Exercise brief: It is required that the lines from the top of the listing through the line with "0.566, 0.539, 0.501, 0.444, 0.374, 0.262, 0.04, 0.005]" be reproduced exactly, excluding pictures.

Data block:

━━━━━━━━━━━━━━━━

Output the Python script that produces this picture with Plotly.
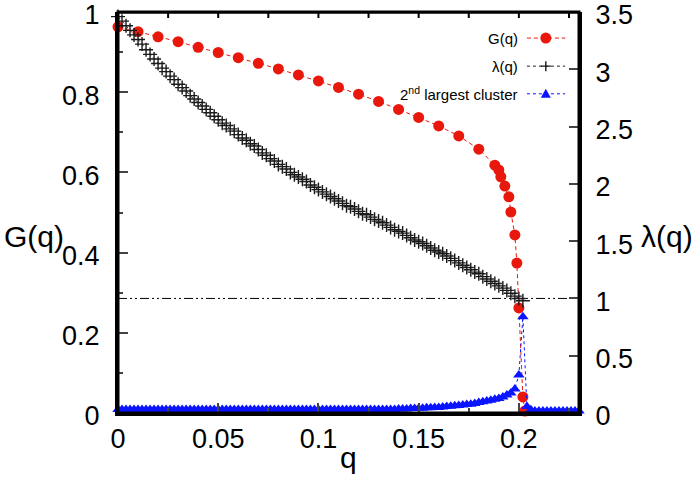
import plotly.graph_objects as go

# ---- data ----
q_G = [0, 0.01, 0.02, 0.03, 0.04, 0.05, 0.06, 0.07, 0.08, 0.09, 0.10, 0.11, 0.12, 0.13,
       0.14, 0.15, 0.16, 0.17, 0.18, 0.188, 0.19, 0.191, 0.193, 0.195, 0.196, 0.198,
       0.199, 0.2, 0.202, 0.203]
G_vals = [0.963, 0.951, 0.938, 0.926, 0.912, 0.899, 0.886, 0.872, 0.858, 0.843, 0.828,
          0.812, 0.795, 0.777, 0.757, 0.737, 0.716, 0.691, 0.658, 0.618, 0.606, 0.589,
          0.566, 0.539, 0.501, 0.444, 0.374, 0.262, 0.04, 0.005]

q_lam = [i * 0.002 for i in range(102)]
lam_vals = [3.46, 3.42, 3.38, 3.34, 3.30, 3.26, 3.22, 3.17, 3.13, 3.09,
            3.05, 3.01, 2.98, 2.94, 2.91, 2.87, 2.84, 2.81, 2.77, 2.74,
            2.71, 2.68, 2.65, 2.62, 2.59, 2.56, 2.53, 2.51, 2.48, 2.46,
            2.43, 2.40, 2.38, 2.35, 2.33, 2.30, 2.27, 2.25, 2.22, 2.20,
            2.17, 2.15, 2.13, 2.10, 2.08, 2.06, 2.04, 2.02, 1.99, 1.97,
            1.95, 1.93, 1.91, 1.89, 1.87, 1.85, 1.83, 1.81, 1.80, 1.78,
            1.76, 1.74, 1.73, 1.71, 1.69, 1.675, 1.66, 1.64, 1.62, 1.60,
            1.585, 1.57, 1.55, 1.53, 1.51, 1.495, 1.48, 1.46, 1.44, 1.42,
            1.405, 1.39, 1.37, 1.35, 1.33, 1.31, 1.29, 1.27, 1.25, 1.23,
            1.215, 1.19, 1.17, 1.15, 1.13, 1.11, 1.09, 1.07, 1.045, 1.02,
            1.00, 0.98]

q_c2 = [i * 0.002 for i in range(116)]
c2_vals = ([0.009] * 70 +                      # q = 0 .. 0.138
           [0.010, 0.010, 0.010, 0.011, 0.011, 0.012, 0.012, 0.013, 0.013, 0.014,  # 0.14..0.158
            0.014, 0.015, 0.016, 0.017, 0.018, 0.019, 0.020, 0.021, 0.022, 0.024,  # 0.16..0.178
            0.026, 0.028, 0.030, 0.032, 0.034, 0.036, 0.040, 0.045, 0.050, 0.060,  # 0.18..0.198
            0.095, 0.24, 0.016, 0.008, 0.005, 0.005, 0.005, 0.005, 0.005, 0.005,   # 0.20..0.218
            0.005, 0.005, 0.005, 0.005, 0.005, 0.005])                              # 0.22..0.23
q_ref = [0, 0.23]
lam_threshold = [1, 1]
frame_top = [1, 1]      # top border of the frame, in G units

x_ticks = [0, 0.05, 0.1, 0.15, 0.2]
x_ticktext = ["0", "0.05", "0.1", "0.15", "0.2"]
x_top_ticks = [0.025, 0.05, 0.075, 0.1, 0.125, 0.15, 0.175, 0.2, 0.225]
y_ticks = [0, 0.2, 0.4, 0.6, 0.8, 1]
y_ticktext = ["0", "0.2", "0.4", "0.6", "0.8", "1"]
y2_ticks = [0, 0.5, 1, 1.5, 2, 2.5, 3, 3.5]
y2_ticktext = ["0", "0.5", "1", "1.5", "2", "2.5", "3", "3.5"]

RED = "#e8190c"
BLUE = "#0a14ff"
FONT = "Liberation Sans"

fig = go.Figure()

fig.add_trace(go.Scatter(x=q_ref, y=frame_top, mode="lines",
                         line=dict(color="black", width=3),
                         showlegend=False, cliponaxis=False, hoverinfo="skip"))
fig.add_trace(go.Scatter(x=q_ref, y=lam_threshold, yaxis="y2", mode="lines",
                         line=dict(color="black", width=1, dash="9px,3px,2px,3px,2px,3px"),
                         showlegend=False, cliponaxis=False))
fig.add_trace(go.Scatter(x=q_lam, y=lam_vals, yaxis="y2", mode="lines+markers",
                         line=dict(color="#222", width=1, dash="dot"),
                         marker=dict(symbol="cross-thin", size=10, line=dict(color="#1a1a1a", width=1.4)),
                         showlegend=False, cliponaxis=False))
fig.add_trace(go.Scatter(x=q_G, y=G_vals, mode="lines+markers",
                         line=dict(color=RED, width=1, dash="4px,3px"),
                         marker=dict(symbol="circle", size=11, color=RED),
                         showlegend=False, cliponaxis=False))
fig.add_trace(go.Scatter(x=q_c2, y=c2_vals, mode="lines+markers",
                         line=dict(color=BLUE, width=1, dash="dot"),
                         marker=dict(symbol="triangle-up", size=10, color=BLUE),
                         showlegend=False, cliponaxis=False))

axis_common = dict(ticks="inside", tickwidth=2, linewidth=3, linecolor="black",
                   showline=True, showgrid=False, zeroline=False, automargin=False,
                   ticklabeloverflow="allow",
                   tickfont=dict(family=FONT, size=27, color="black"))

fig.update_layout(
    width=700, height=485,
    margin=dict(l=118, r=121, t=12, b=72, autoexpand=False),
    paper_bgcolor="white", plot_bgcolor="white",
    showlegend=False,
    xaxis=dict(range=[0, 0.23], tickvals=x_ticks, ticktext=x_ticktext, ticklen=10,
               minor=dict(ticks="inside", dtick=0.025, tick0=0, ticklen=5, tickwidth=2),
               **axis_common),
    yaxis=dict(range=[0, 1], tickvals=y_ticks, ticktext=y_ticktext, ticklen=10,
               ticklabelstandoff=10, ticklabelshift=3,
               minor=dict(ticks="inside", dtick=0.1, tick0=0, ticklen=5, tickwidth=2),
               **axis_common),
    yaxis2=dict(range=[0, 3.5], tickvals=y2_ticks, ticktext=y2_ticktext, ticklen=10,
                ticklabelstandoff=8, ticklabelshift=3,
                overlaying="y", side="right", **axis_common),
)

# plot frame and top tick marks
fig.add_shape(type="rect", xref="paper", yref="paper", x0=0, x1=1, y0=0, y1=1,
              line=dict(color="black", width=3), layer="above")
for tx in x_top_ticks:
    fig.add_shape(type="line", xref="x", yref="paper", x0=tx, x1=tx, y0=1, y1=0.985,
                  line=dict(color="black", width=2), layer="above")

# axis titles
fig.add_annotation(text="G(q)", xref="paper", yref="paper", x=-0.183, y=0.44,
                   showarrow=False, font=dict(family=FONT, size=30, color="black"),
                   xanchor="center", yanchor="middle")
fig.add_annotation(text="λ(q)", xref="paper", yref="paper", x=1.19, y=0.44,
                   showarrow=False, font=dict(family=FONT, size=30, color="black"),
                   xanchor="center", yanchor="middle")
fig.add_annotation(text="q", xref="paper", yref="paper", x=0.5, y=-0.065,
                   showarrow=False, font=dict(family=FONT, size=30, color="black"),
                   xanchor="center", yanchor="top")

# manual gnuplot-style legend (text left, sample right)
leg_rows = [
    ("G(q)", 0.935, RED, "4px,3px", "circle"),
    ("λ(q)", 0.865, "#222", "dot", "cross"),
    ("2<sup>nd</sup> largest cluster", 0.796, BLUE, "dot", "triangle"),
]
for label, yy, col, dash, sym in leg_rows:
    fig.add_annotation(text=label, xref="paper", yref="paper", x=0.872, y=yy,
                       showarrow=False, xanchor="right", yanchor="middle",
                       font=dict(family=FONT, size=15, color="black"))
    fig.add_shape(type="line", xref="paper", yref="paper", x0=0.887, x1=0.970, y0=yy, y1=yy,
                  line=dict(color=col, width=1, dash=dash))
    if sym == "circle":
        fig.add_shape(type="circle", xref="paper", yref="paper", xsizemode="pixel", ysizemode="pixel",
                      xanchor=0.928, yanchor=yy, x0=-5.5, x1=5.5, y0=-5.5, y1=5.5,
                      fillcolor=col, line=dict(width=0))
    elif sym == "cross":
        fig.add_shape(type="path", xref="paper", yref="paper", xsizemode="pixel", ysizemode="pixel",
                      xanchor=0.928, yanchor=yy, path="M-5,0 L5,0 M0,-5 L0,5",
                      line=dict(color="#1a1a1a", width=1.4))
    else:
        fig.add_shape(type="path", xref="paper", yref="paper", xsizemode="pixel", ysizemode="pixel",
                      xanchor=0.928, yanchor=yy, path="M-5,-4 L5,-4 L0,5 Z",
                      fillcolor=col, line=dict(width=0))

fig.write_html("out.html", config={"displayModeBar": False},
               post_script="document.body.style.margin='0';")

━━━━━━━━━━━━━━━━

Output below:
Output the Python script that produces this picture with Plotly.
import plotly.graph_objects as go

# ---- data ----
q_G = [0, 0.01, 0.02, 0.03, 0.04, 0.05, 0.06, 0.07, 0.08, 0.09, 0.10, 0.11, 0.12, 0.13,
       0.14, 0.15, 0.16, 0.17, 0.18, 0.188, 0.19, 0.191, 0.193, 0.195, 0.196, 0.198,
       0.199, 0.2, 0.202, 0.203]
G_vals = [0.963, 0.951, 0.938, 0.926, 0.912, 0.899, 0.886, 0.872, 0.858, 0.843, 0.828,
          0.812, 0.795, 0.777, 0.757, 0.737, 0.716, 0.691, 0.658, 0.618, 0.606, 0.589,
          0.566, 0.539, 0.501, 0.444, 0.374, 0.262, 0.04, 0.005]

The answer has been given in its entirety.